Forbach. „Was sie erlebt, ist eine echte Ungerechtigkeit“: Eine Achtzigjährige erhält wegen ihres Gewichts keinen Krankenwagen

„Meine Mutter hat sich diesen Zustand nicht ausgesucht, musste sich weder untersuchen lassen noch zum Arzt gehen. Und sie hat, wie jeder andere auch, ein Recht auf medizinische Versorgung.“ Marcelle Vagner, 59, ist wütend. Die Forbacherin lebt seit mehreren Jahren mit ihrer Mutter Hannelore im zweiten Stock eines dreistöckigen Gebäudes im Stadtteil Wiesberg. Ende Februar erlitt ihre 83-jährige Mutter einen Sturz. „Sie war zwischen Bett und Heizkörper eingeklemmt. Sie hatte Schmerzen. Der Rettungsdienst holte sie ab und brachte sie in die Notaufnahme“, erzählt ihre Tochter. „An diesem Tag verlief die Behandlung gut. Danach verschlechterte sich die Situation...“
Die darauffolgenden Arzttermine sind zu einem echten Ärgernis geworden. „Bisher haben wir im Notfall Krankenwagentaxis gerufen, um sie zu transportieren, da sie sitzend reisen konnte. Aufgrund körperlicher Komplikationen seit ihrem Sturz muss meine Mutter die Treppe hinaufgeführt und liegend getragen werden. Wir brauchen einen Krankenwagen. Es ist ein Albtraum geworden“, seufzt Marcelle Vagner. „Einmal sollte sie zur Untersuchung ins Krankenhaus nach Saint-Avold gebracht werden. Mein Bruder rief fünf Krankenwagenunternehmen hintereinander an. Alle weigerten sich, sie mitzunehmen.“
Ihrer Aussage nach werden dafür mehrere Gründe genannt: mangelnde Verfügbarkeit oder fehlendes Equipment, wie beispielsweise ein motorisierter Assistenzrollstuhl. Aber auch das Übergewicht der Patientin… „Meine Mutter wiegt rund 100 kg. Einige Sanitäter sagten uns, dass wir für den Transport zusätzlich 400 Euro zahlen müssten, da mehr Personal und ein motorisierter Rollstuhl erforderlich seien. Das sind Zusatzkosten, die nicht erstattet werden. Das können wir nicht für jeden Transport bezahlen! Da kommen schnell mehrere Tausend Euro zusammen, die wir komplett selbst tragen müssen.“
Marcelle Vagner ist verzweifelt. „Diese Situation löst bei meiner Mutter große Schuldgefühle aus, denn sie kennt das Problem nur zu gut. Sie macht sich Vorwürfe, weil sie so schwer ist und sich nicht bewegen kann. Dieses diskriminierende System hilft ihr nicht.“ Angesichts der Ablehnungen kauften die Kinder der Achtzigjährigen einen speziellen Rollstuhl, um ihre Mutter die Treppe hinunterzulassen und dann zu transportieren. „Es ist nicht normal, dass es so weit gekommen ist. Meine Mutter hat das Recht, wie jede andere Patientin behandelt zu werden. Sie hat sieben Kinder großgezogen und der Gesellschaft so viel gegeben. Was sie durchmacht, ist eine echte Ungerechtigkeit“, klagt Marcelle Vagner.
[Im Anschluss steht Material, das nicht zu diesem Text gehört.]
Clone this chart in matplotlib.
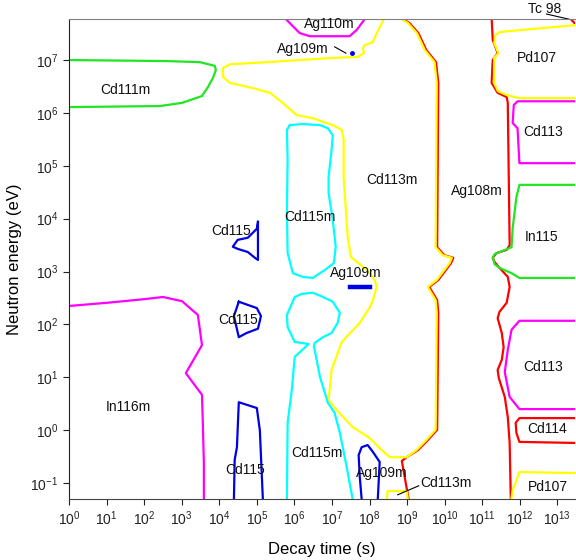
import numpy as np
import matplotlib
matplotlib.use("Agg")
import matplotlib.pyplot as plt
from matplotlib.ticker import LogLocator, NullLocator

# contour traces, as log10(decay time [s]) and log10(energy [eV])
cd111m_t = [0.0, 2.61, 3.48, 3.88, 3.91, 3.83, 3.70, 3.54, 3.01, 2.42, 0.0]
cd111m_e = [7.00, 6.98, 6.96, 6.89, 6.81, 6.66, 6.49, 6.32, 6.19, 6.13, 6.11]

cd113m_t = [8.40, 8.27, 8.14, 8.09, 7.87, 7.82, 7.85, 7.69, 7.02, 6.14, 5.27, 4.28, 4.10, 4.10,
            4.28, 4.89, 5.35, 5.69, 6.06, 6.49, 7.02, 7.26, 7.31, 7.31, 7.42, 7.50, 7.93, 8.14,
            8.19, 8.09, 8.01, 7.74, 7.26, 6.99, 6.91, 7.13, 7.55, 8.01, 8.27, 8.54, 8.99, 9.26,
            9.52, 9.76, 9.79, 9.76, 9.60, 9.55, 9.79, 10.13, 10.19, 9.95, 9.76, 9.79, 9.73, 9.47,
            9.26, 9.02, 8.80]
cd113m_e = [7.80, 7.62, 7.43, 7.34, 7.28, 7.23, 7.13, 7.06, 7.04, 7.00, 6.96, 6.92, 6.85, 6.68,
            6.57, 6.47, 6.38, 6.19, 5.96, 5.90, 5.77, 5.68, 5.49, 4.79, 3.65, 3.28, 3.03, 2.84,
            2.71, 2.46, 2.33, 2.03, 1.67, 1.14, 0.57, 0.38, 0.06, -0.15, -0.34, -0.51, -0.51, -0.37,
            -0.18, 0.01, 2.22, 2.46, 2.65, 2.71, 2.84, 3.16, 3.26, 3.31, 3.46, 6.57, 6.96, 7.19,
            7.51, 7.70, 7.80]

ag108m_left_t = [9.04, 8.86, 8.99, 9.30, 9.56, 9.80, 9.83, 9.80, 9.64, 9.59, 9.83, 10.17, 10.23,
                 9.99, 9.80, 9.83, 9.77, 9.51, 9.30, 9.06, 8.84]
ag108m_left_e = [-1.30, -0.58, -0.51, -0.37, -0.18, 0.01, 2.22, 2.46, 2.65, 2.71, 2.84, 3.16, 3.26,
                 3.31, 3.46, 6.57, 6.96, 7.19, 7.51, 7.70, 7.80]

ag108m_right_t = [11.25, 11.28, 11.41, 11.28, 11.25, 11.41, 11.65, 11.68, 11.73, 11.65, 11.38, 11.28,
                  11.33, 11.41, 11.68, 11.73, 11.65, 11.46, 11.41, 11.52, 11.57, 11.52, 11.41,
                  11.44, 11.60, 11.68, 11.73, 11.76]
ag108m_right_e = [7.80, 7.38, 7.13, 7.00, 6.57, 6.38, 6.30, 6.19, 3.50, 3.41, 3.35, 3.26, 3.18, 3.11,
                  2.90, 2.71, 2.41, 2.24, 2.12, 1.84, 1.57, 1.33, 1.14, 0.99, 0.63, 0.25, -0.24, -1.30]

pd107_top_t = [13.48, 11.46, 11.35, 11.32, 11.43, 11.32, 11.31, 11.42, 11.68, 11.99, 13.48]
pd107_top_e = [7.66, 7.53, 7.47, 7.32, 7.13, 7.04, 6.57, 6.41, 6.33, 6.28, 6.28]

cd113_top_t = [13.48, 11.94, 11.84, 11.81, 11.94, 11.99, 13.48]
cd113_top_e = [6.22, 6.22, 6.15, 5.81, 5.71, 5.05, 5.05]

in115_t = [13.48, 11.99, 11.91, 11.81, 11.78, 11.54, 11.33, 11.28, 11.33, 11.46, 11.78, 11.99, 13.48]
in115_e = [4.64, 4.64, 4.41, 3.82, 3.46, 3.39, 3.33, 3.26, 3.14, 3.07, 2.97, 2.88, 2.88]

cd113_low_t = [13.48, 11.99, 11.78, 11.68, 11.60, 11.73, 11.99, 13.48]
cd113_low_e = [2.07, 2.07, 1.90, 1.52, 1.10, 0.63, 0.40, 0.40]

cd114_t = [13.48, 11.99, 11.89, 11.91, 11.99, 13.48]
cd114_e = [0.23, 0.23, 0.14, -0.05, -0.22, -0.24]

pd107_low_t = [13.48, 11.99, 11.91, 11.81, 11.78]
pd107_low_e = [-0.81, -0.79, -0.94, -1.13, -1.28]

tc98_t = [13.35, 13.48]
tc98_e = [7.78, 7.68]

ag110m_t = [5.74, 5.93, 6.14, 6.41, 7.47, 7.66, 7.90]
ag110m_e = [7.80, 7.66, 7.51, 7.45, 7.45, 7.57, 7.80]

cd115m_up_t = [5.88, 6.22, 6.68, 6.89, 7.02, 6.99, 6.91, 6.91, 7.02, 7.10, 7.05, 6.81, 6.49, 6.22,
               5.96, 5.82, 5.80, 5.82, 5.80, 5.88]
cd115m_up_e = [5.77, 5.79, 5.77, 5.71, 5.58, 5.30, 4.79, 4.49, 3.98, 3.47, 3.16, 3.03, 2.88, 2.90,
               2.97, 3.35, 4.16, 5.11, 5.68, 5.77]

cd115m_low_t = [5.80, 5.82, 5.93, 6.01, 6.38, 6.01, 5.82, 5.80, 6.01, 6.20, 6.49, 6.76, 7.02, 7.21,
                7.15, 6.99, 6.76, 6.54, 6.52, 6.68, 6.89, 7.07, 7.21, 7.39, 7.55]
cd115m_low_e = [-1.30, 0.14, 0.76, 1.39, 1.63, 1.67, 1.95, 2.18, 2.52, 2.58, 2.60, 2.52, 2.43, 2.22,
                2.03, 1.84, 1.76, 1.65, 1.59, 1.01, 0.52, 0.33, -0.05, -0.69, -1.30]

ag109m_low_t = [7.79, 7.74, 7.71, 7.79, 7.95, 8.09, 8.27, 8.22]
ag109m_low_e = [-1.30, -0.88, -0.47, -0.32, -0.28, -0.41, -0.60, -1.30]

ag109m_mid_t = [7.47, 8.01]
ag109m_mid_e = [2.71, 2.71]

ag109m_dot_t = [7.53]
ag109m_dot_e = [7.13]

cd113m_low_t = [8.46, 8.48, 8.99, 9.02]
cd113m_low_e = [-1.30, -1.15, -1.15, -1.30]

cd115_tri_t = [5.03, 5.03, 4.95, 4.76, 4.49, 4.36, 4.49, 4.76, 5.00, 5.03]
cd115_tri_e = [3.94, 3.22, 3.26, 3.37, 3.43, 3.47, 3.60, 3.64, 3.81, 3.94]

cd115_pent_t = [4.52, 5.00, 5.11, 5.03, 4.73, 4.52, 4.39, 4.52]
cd115_pent_e = [2.43, 2.31, 2.16, 1.92, 1.84, 1.76, 2.16, 2.43]

cd115_low_t = [4.39, 4.41, 4.47, 4.52, 5.00, 5.08, 5.16]
cd115_low_e = [-1.30, -0.56, -0.32, 0.53, 0.42, 0.00, -1.30]

in116m_t = [0.0, 1.01, 2.02, 2.50, 3.01, 3.43, 3.54, 3.11, 3.54, 3.56, 3.59, 3.59]
in116m_e = [2.35, 2.41, 2.48, 2.52, 2.44, 2.18, 1.61, 1.08, 0.67, 0.19, -0.62, -1.30]

YEL = "#ffff00"
RED = "#ff0000"
MAG = "#ff00ff"
GRN = "#22e622"
CYA = "#00ffff"
BLU = "#0000e6"
LW = 1.6

plt.rcParams["font.family"] = ["Liberation Sans", "DejaVu Sans"]

fig = plt.figure(figsize=(5.76, 5.6), dpi=100)
ax = fig.add_axes([0.1198, 0.1089, 0.8785, 0.8571])


def line(t, e, color, lw=LW, **kw):
    ax.plot(10.0 ** np.array(t), 10.0 ** np.array(e), color=color, lw=lw, **kw)


line(ag108m_left_t, ag108m_left_e, RED)
line(ag108m_right_t, ag108m_right_e, RED)
line(tc98_t, tc98_e, RED)
line(cd114_t, cd114_e, RED)
line(cd113m_t, cd113m_e, YEL)
line(pd107_top_t, pd107_top_e, YEL)
line(pd107_low_t, pd107_low_e, YEL)
line(cd113m_low_t, cd113m_low_e, YEL)
line(cd111m_t, cd111m_e, GRN)
line(in115_t, in115_e, GRN)
line(cd113_top_t, cd113_top_e, MAG)
line(cd113_low_t, cd113_low_e, MAG)
line(ag110m_t, ag110m_e, MAG)
line(in116m_t, in116m_e, MAG)
line(cd115m_up_t, cd115m_up_e, CYA)
line(cd115m_low_t, cd115m_low_e, CYA)
line(ag109m_low_t, ag109m_low_e, BLU)
line(ag109m_mid_t, ag109m_mid_e, BLU, lw=3.2)
line(cd115_tri_t, cd115_tri_e, BLU)
line(cd115_pent_t, cd115_pent_e, BLU)
line(cd115_low_t, cd115_low_e, BLU)
ax.plot(10.0 ** np.array(ag109m_dot_t), 10.0 ** np.array(ag109m_dot_e), "o", color=BLU, ms=2.5)

# nuclide labels
labels = [
    ("Cd111m", 1.49, 6.43), ("Ag110m", 6.94, 7.68), ("Ag109m", 6.22, 7.21),
    ("Pd107", 12.45, 7.04), ("Cd113", 12.63, 5.64), ("Cd113m", 8.59, 4.73),
    ("Ag108m", 10.85, 4.52), ("In115", 12.58, 3.65), ("Cd115m", 6.41, 4.03),
    ("Cd115", 4.31, 3.77), ("Ag109m", 7.63, 2.97), ("Cd115", 4.49, 2.09),
    ("Cd113", 12.61, 1.20), ("In116m", 1.57, 0.44), ("Cd114", 12.74, 0.02),
    ("Cd115m", 6.60, -0.43), ("Cd115", 4.68, -0.75), ("Ag109m", 8.32, -0.81),
    ("Cd113m", 10.03, -1.00), ("Pd107", 12.74, -1.07),
]
for name, lt, le in labels:
    ax.text(10 ** lt, 10 ** le, name, ha="center", va="center", fontsize=10, color="#111111")

ax.text(10 ** 12.66, 10 ** 7.96, "Tc 98", ha="center", va="center", fontsize=10,
        color="#111111", clip_on=False)
ax.plot([10 ** 12.71, 10 ** 13.32], [10 ** 7.87, 10 ** 7.77], color="black", lw=0.8, clip_on=False)
ax.plot([10 ** 7.07, 10 ** 7.37], [10 ** 7.25, 10 ** 7.13], color="black", lw=0.8)
ax.plot([10 ** 8.75, 10 ** 9.31], [10 ** -1.22, 10 ** -1.05], color="black", lw=0.8)

ax.set_xscale("log")
ax.set_yscale("log")
ax.set_xlim(1, 10 ** 13.47)
ax.set_ylim(10 ** -1.30, 10 ** 7.775)
ax.xaxis.set_major_locator(LogLocator(base=10, numticks=20))
ax.yaxis.set_major_locator(LogLocator(base=10, numticks=20))
ax.xaxis.set_minor_locator(NullLocator())
ax.yaxis.set_minor_locator(NullLocator())
ax.tick_params(direction="out", length=4, width=0.8, labelsize=10, colors="#222222")

ax.spines["left"].set_color("#222222")
ax.spines["bottom"].set_color("#444444")
ax.spines["top"].set_color("#808080")
ax.spines["right"].set_visible(False)

ax.set_xlabel("Decay time (s)", fontsize=12, labelpad=10)
ax.set_ylabel("Neutron energy (eV)", fontsize=12, labelpad=6)

fig.savefig("out.png", dpi=100)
Der sogenannte Adipositastransport für adipöse Menschen wird immer dringlicher. „ Adipositas betrifft einen wachsenden Teil der Bevölkerung “, erklärt ein Mitarbeiter eines Rettungsdienstes in der Nähe von Forbach. „Die Versorgung dieser Patienten verursacht zusätzliche Kosten, da wir mehr Personal benötigen – bis zu sechs Sanitäter. Während ein Standardtransport etwa 150 Euro kostet, kostet ein Adipositastransport rund 500 Euro. Motorisierte Assistenzrollstühle kosten rund 10.000 Euro. Nicht alle Rettungsdienste verfügen über solche Transporte.“ Diese teureren Transporte werden derzeit nicht vollständig von der Sozialversicherung übernommen. Die Kosten trägt der Patient selbst. Die Frage der Kostenerstattung ist in Regierungsdebatten regelmäßig Thema. Bisher wurden diesbezüglich keine Maßnahmen ergriffen.